When you register a data source via Edge using an Edge site that also has a JDBC profiling capability, you can start the profiling and classification process via the Configuration tab page on the Database asset page. The Edge site then initiates the profiling and classification process and sends the results to Collibra Data Intelligence Cloud.

Note Collibra Data Intelligence Cloud only has access to synchronized metadata, anonymized profiling results and classification suggestions, but not actual data from your data source.

Warning Edge is only available in preview mode. If you want to profile and classify your data via Edge, you have to create a support ticket to request access to Edge.

Limitations

Currently, profiling via Edge has a few limitations:

Profiling options

Before you create a data profile of registered metadata, you have to indicate whether you want to profile everything or only a sample.

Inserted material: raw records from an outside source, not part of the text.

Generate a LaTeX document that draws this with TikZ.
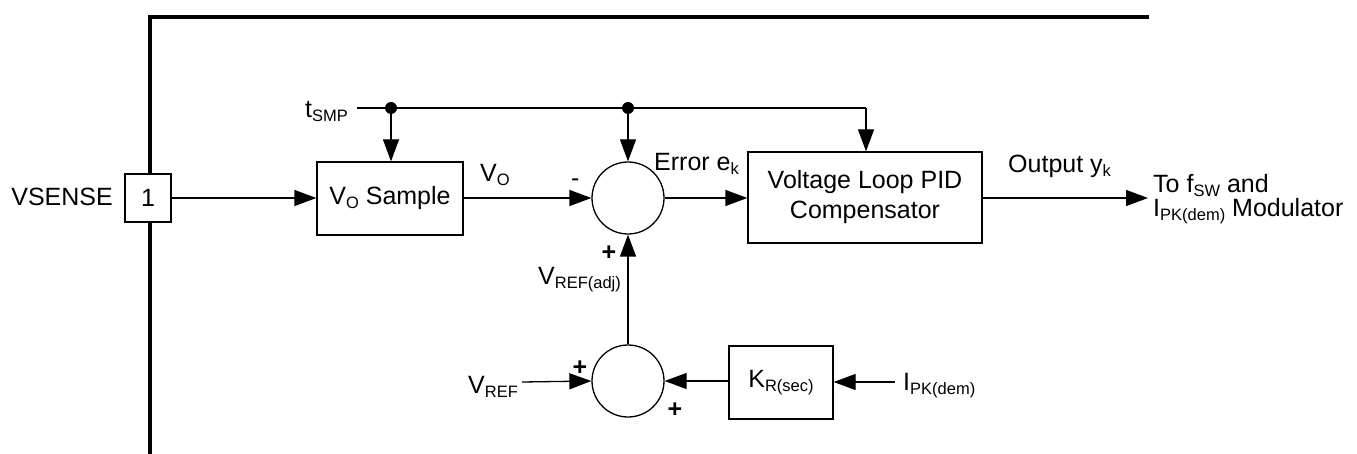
\documentclass[tikz,border=0pt]{standalone}
\usepackage{fontspec}
\setmainfont{Liberation Sans}
\usetikzlibrary{arrows.meta}
\newcommand{\sbs}[1]{\raisebox{-4pt}{\fontsize{16.5}{16.5}\selectfont #1}}
\begin{document}
\begin{tikzpicture}[x=1pt,y=-1pt, font=\fontsize{25}{30}\selectfont,
  line/.style={line width=1.3pt},
  arr/.style={line width=1.3pt, -{Triangle[length=22pt,width=16pt]}},
  blk/.style={draw, line width=1.3pt, inner sep=0pt, align=center},
  sumj/.style={draw, circle, line width=1.3pt, minimum size=72pt, inner sep=0pt},
  dot/.style={circle, fill, inner sep=0pt, minimum size=12pt},
  lbl/.style={inner sep=0pt, anchor=base west},
  sgn/.style={inner sep=0pt, anchor=base, font=\fontsize{25}{30}\selectfont\bfseries}]
\useasboundingbox (0,0) rectangle (1357,454);
% frame
\draw[line width=3.4pt] (150,454) -- (150,17) -- (1149,17);
% blocks
\node[blk, fill=white, minimum width=46pt, minimum height=48pt] (pin) at (148,198) {1};
\node[inner sep=0pt, anchor=base east] (vsense) at (113,206) {VSENSE};
\node[blk, minimum width=146pt, minimum height=73pt] (vs) at (390,198.5) {V\sbs{O} Sample};
\node[sumj] (sum1) at (628,198) {};
\node[sumj] (sum2) at (628,381) {};
\node[blk, minimum width=234pt, minimum height=91pt] (pid) at (865,197.5) {Voltage Loop PID\\Compensator};
\node[blk, minimum width=104pt, minimum height=73pt] (kr) at (781,382.5) {K\sbs{R(sec)}};
% junctions and ends
\coordinate (tsmp) at (357,108);
\node[dot] (d1) at (391,108) {};
\node[dot] (d2) at (628,108) {};
\coordinate (corner) at (866,108);
\coordinate (out) at (1148,198);
\coordinate (vref) at (522,382);
\coordinate (ipk) at (895,382);
% connectors
\draw[line] (tsmp) -- (d1.center) -- (d2.center) -- (corner);
\draw[arr] (corner) -- (corner |- pid.north);
\draw[arr] (d1.center) -- (d1 |- vs.north);
\draw[arr] (d2.center) -- (sum1.north);
\draw[arr] (pin.east) -- (pin.east -| vs.west);
\draw[arr] (vs.east |- sum1.west) -- (sum1.west);
\draw[arr] (sum1.east) -- (sum1.east -| pid.west);
\draw[arr] (pid.east |- out) -- (out);
\draw[arr] (sum2.north) -- (sum1.south);
\draw[arr] (vref) -- (sum2.west);
\draw[arr] (kr.west |- sum2.east) -- (sum2.east);
\draw[arr] (ipk) -- (ipk -| kr.east);
% labels
\node[lbl] (ltsmp) at (305,118) {t\sbs{SMP}};
\node[lbl] (lvo) at (480,182) {V\sbs{O}};
\node[lbl] (lminus) at (571,187) {-};
\node[lbl] (lerr) at (654,171) {Error e\sbs{k}};
\node[sgn] (lplus1) at (609,261) {+};
\node[lbl] (lvadj) at (538,285) {V\sbs{REF(adj)}};
\node[lbl] (lout) at (1008,173) {Output y\sbs{k}};
\node[lbl] (lto1) at (1153,193) {To f\sbs{SW} and};
\node[lbl] (lto2) at (1153,217) {I\sbs{PK(dem)} Modulator};
\node[lbl] (lvref) at (468,393) {V\sbs{REF}};
\node[lbl] (lipk) at (903,390) {I\sbs{PK(dem)}};
\node[sgn] (lplus2) at (580,375) {+};
\node[sgn] (lplus3) at (675,417) {+};
\end{tikzpicture}
\end{document}
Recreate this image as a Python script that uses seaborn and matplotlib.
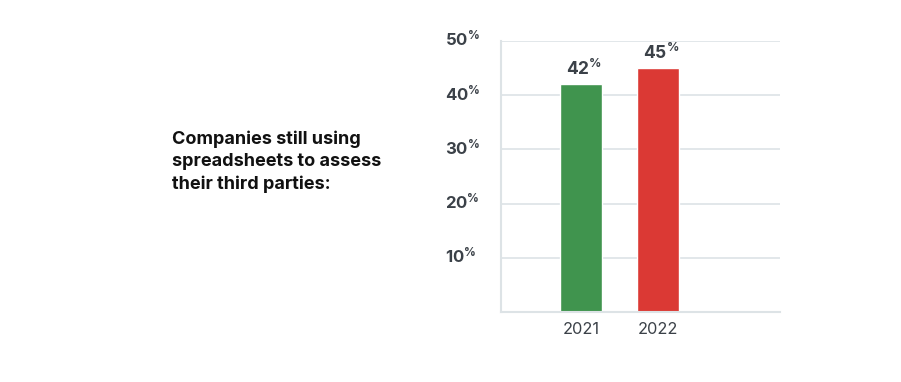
import matplotlib
matplotlib.use("Agg")
import matplotlib.pyplot as plt
import seaborn as sns
import pandas as pd
import matplotlib.transforms as mtransforms

years = ["2021", "2022"]
values = [42, 45]
bar_colors = ["#40944e", "#db3934"]
y_ticks = [10, 20, 30, 40, 50]
title_lines = "Companies still using\nspreadsheets to assess\ntheir third parties:"

sns.set_theme(style="white")
plt.rcParams["font.family"] = ["Inter", "DejaVu Sans"]
plt.rcParams["mathtext.fontset"] = "custom"
plt.rcParams["mathtext.rm"] = "Inter:bold"
plt.rcParams["mathtext.it"] = "Inter:bold"
plt.rcParams["mathtext.bf"] = "Inter:bold"

TXT = "#3b4148"
GRID = "#dde3e6"

df = pd.DataFrame({"year": years, "value": values})

fig = plt.figure(figsize=(9.01, 3.82), dpi=100)
ax = fig.add_axes([501 / 901, 1 - 312 / 382, 279 / 901, 271 / 382])

sns.barplot(data=df, x="year", y="value", hue="year", palette=bar_colors,
            width=0.55, legend=False, ax=ax, saturation=1)

ax.set_ylim(0, 50)
ax.set_xlim(-1.04, 2.58)
ax.set_yticks(y_ticks)
ax.set_yticklabels([])
ax.tick_params(axis="y", length=0)
ax.tick_params(axis="x", length=0, pad=7, labelsize=11.8, labelcolor=TXT)
ax.set_xlabel("")
ax.set_ylabel("")
for y in y_ticks:
    ax.axhline(y, color=GRID, lw=1.2, zorder=0)
for s in ["top", "right"]:
    ax.spines[s].set_visible(False)
for s in ["left", "bottom"]:
    ax.spines[s].set_color(GRID)
    ax.spines[s].set_linewidth(1.5)

# y tick labels with superscript %
trans = mtransforms.blended_transform_factory(fig.transFigure, ax.transData)
for y in y_ticks:
    ax.annotate(f"{y}" + r"$^{\mathrm{\%}}$", xy=(445 / 901, y), xycoords=trans,
                xytext=(0, 1.5), textcoords="offset points",
                ha="left", va="center", fontsize=12, fontweight="bold", color=TXT)

# bar value labels
for i, v in enumerate(values):
    ax.annotate(f"{v}" + r"$^{\mathrm{\%}}$", xy=(i, v), xytext=(2, 4),
                textcoords="offset points", ha="center", va="bottom",
                fontsize=12.5, fontweight="bold", color=TXT)

fig.text(172 / 901, 1 - 131 / 382, title_lines, ha="left", va="top",
         fontsize=13, fontweight="bold", color="#111111", linespacing=1.38)

fig.savefig("out.png", dpi=100)
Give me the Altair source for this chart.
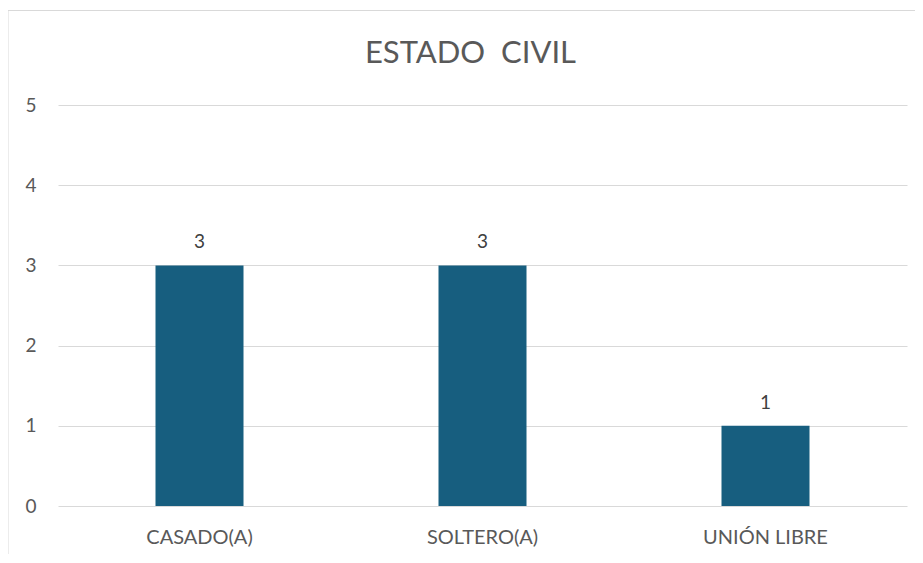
import altair as alt
import pandas as pd

categories = ["CASADO(A)", "SOLTERO(A)", "UNIÓN LIBRE"]
values = [3, 3, 1]
y_ticks = [0, 1, 2, 3, 4, 5]

df = pd.DataFrame({"cat": categories, "val": values})

FONT = "Lato"
W, H = 849, 401

frame = alt.Chart(pd.DataFrame({"a": [0]})).mark_rect(
    fill=None, stroke="#d9d9d9", strokeWidth=1
).encode(
    x=alt.value(-50), x2=alt.value(1000), y=alt.value(-94.5), y2=alt.value(1000)
)

base = alt.Chart(df).encode(
    x=alt.X("cat:N", sort=categories, title=None,
            scale=alt.Scale(paddingInner=0, paddingOuter=0),
            axis=alt.Axis(labelAngle=0, ticks=False, domain=False, labelPadding=21,
                          labelFontSize=20, labelColor="#595959", labelFont=FONT, grid=False)),
    y=alt.Y("val:Q", title=None,
            scale=alt.Scale(domain=[0, 5], nice=False),
            axis=alt.Axis(values=y_ticks, ticks=False, domain=False, labelPadding=22,
                          labelFontSize=19, labelColor="#595959", labelFont=FONT,
                          gridColor="#d9d9d9", gridWidth=1)),
)

bars = base.mark_bar(size=88, color="#175e7f")
labels = base.mark_text(baseline="bottom", dy=-13, fontSize=19, font=FONT, color="#404040").encode(
    text="val:Q"
)

chart = alt.layer(frame, bars, labels).properties(
    width=W, height=H,
    padding={"left": 50, "top": 97, "right": 8, "bottom": 48},
    autosize=alt.AutoSizeParams(type="none"),
    title=alt.TitleParams("ESTADO\u00a0\u00a0CIVIL", font=FONT, fontSize=31, fontWeight="normal",
                          color="#595959", anchor="middle", offset=0,
                          baseline="alphabetic", dy=84, dx=-12),
).configure(background="white").configure_view(stroke=None)

chart.save("out.html", embed_options={"renderer": "svg", "actions": False})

You can also enable an option to automatically profile and classify synchronized metadata.

Option Description
Automatically run when a metadata extraction is synchronized Enable to automatically create a data profile and classify columns every time the synchronization process of one or more schemas finishes.
Full scan Select to profile and classify based on all synchronized metadata.
Partial scan

Select to profile and classify based on a sample of the synchronized metadata. When you select Partial scan, you can enter the maximum number of rows that you want to use for profiling and classification. By default, the maximum number of rows is 20000.

Tip Edge uses push down sampling to create a random sample of the metadata.

Settings

Before you profile via Edge, you must consider the following settings.

Section

Setting

Description

Data profiling

Anonymize data

This setting is no longer relevant. All profiled data is automatically anonymized.

Cloud Classification configuration

Enable data classification

If the Enable data classification option is set to True, profiling and classification via Edge is disabled. As a result, you can classify data via the Data Classification Platform, by clicking the Classify button on Column and Table asset pages.